Only the lines from the line containing "Write a Python" through the line containing "x_ticks = [0, 10, 20, 30, 40, 50]" should be reproduced, please, with no pictures.

>> BEGIN Listed records

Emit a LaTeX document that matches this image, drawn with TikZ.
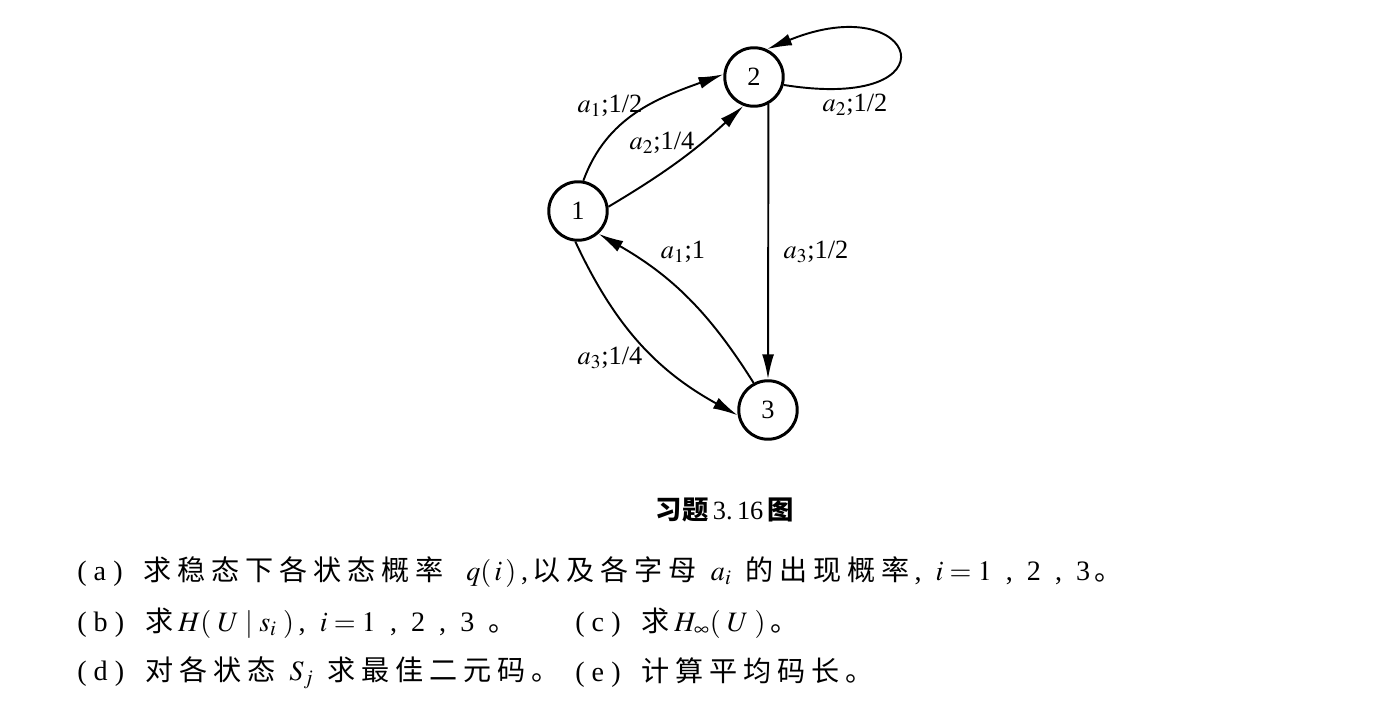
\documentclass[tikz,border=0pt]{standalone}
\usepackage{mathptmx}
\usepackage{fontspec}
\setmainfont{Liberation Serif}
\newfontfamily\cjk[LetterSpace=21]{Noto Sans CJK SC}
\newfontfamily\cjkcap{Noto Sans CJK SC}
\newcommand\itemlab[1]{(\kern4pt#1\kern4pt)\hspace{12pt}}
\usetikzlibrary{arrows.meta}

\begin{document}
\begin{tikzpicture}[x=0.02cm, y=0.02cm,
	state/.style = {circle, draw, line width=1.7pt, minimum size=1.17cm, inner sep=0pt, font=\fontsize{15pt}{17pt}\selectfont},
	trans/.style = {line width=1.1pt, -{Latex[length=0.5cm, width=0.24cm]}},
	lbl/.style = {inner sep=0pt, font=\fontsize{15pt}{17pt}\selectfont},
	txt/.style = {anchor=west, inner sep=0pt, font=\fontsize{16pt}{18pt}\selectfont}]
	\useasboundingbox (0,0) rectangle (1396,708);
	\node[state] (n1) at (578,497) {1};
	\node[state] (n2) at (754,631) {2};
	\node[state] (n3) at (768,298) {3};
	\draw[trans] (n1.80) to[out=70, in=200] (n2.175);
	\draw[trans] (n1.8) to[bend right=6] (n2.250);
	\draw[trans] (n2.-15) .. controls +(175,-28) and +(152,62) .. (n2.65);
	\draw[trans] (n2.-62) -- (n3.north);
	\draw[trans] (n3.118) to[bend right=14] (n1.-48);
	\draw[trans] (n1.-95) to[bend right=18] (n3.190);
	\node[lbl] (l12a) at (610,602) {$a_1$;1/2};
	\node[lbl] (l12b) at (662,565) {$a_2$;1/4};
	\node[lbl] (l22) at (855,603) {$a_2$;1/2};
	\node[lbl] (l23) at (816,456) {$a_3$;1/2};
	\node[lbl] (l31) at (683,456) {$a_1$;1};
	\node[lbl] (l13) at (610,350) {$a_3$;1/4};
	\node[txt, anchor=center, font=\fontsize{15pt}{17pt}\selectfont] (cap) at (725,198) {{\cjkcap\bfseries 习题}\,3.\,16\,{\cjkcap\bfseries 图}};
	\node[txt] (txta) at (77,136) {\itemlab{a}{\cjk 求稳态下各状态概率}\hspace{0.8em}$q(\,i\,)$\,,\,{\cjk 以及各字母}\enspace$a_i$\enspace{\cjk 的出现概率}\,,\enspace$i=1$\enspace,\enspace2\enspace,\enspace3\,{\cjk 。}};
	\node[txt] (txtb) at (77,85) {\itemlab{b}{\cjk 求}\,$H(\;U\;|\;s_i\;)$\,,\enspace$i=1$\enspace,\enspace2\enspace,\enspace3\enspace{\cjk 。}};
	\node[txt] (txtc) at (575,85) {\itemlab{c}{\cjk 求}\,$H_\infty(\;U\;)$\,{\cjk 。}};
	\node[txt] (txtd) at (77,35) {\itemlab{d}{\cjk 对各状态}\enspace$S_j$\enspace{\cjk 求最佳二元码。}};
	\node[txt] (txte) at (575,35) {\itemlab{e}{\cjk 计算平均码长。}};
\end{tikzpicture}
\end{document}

>> END Listed records
>> BEGIN Listed records

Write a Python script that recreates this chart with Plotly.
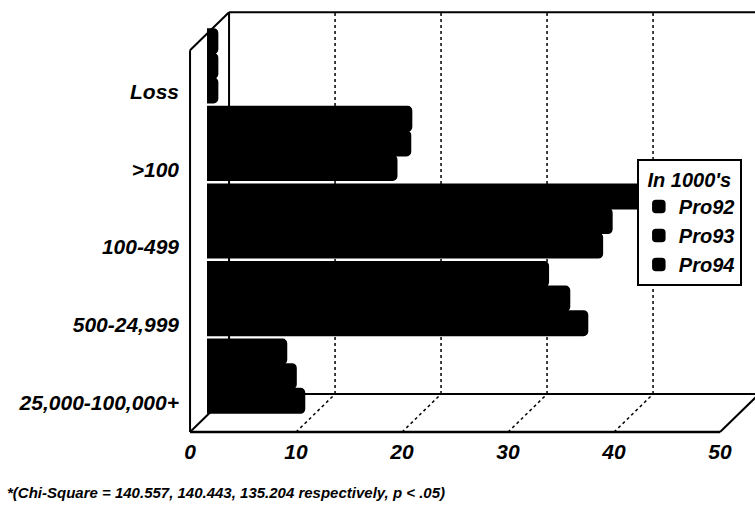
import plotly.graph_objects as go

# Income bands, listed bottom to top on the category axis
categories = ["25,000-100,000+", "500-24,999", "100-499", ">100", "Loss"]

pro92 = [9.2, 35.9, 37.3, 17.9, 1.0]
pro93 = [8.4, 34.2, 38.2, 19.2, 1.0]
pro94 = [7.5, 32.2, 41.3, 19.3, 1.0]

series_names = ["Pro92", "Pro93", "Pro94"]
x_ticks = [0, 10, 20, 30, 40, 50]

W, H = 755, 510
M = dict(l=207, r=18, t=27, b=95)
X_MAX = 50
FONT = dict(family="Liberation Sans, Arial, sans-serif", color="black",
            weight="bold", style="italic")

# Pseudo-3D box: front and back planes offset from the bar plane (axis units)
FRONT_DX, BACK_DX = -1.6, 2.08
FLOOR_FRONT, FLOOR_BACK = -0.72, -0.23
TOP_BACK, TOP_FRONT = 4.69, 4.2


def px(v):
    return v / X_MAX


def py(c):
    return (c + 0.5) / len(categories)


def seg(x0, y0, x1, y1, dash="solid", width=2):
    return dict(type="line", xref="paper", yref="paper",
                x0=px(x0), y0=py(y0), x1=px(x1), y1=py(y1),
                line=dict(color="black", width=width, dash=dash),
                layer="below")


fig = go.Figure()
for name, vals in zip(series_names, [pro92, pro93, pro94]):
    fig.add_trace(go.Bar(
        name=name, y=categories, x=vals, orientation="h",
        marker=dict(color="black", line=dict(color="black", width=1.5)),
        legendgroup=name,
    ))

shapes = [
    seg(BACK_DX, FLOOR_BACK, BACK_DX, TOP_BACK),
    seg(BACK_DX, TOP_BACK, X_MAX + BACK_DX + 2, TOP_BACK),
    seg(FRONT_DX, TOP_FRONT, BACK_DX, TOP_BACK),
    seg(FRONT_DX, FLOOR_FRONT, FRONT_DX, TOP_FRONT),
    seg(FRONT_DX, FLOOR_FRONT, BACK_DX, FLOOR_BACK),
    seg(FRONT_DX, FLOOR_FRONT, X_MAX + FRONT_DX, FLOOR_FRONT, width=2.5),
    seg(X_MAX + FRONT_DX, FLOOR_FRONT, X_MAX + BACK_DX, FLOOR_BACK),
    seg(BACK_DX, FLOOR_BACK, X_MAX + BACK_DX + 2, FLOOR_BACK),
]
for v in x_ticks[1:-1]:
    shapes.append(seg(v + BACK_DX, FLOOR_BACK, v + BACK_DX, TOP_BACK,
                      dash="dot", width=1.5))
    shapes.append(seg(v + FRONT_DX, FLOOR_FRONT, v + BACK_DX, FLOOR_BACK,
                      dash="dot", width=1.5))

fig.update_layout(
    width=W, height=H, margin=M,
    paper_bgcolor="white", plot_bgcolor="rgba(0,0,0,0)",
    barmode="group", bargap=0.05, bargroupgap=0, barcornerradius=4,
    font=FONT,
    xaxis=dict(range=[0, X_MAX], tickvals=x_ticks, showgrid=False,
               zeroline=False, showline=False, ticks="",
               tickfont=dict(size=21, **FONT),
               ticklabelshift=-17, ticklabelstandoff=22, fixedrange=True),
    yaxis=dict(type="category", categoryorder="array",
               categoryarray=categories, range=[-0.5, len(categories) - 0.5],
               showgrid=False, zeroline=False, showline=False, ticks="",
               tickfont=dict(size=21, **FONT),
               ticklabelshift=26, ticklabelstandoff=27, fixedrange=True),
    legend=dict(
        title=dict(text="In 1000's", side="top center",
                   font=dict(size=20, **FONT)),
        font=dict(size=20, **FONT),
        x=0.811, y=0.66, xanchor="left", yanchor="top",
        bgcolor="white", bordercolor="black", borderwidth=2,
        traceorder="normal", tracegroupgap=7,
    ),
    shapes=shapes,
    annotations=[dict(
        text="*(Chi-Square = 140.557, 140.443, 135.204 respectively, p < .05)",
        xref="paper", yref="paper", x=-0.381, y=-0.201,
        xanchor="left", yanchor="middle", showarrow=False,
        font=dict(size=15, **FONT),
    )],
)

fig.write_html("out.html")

>> END Listed records

## [Written response]
Write a Python script that recreates this chart with Plotly.
import plotly.graph_objects as go

# Income bands, listed bottom to top on the category axis
categories = ["25,000-100,000+", "500-24,999", "100-499", ">100", "Loss"]

pro92 = [9.2, 35.9, 37.3, 17.9, 1.0]
pro93 = [8.4, 34.2, 38.2, 19.2, 1.0]
pro94 = [7.5, 32.2, 41.3, 19.3, 1.0]

series_names = ["Pro92", "Pro93", "Pro94"]
x_ticks = [0, 10, 20, 30, 40, 50]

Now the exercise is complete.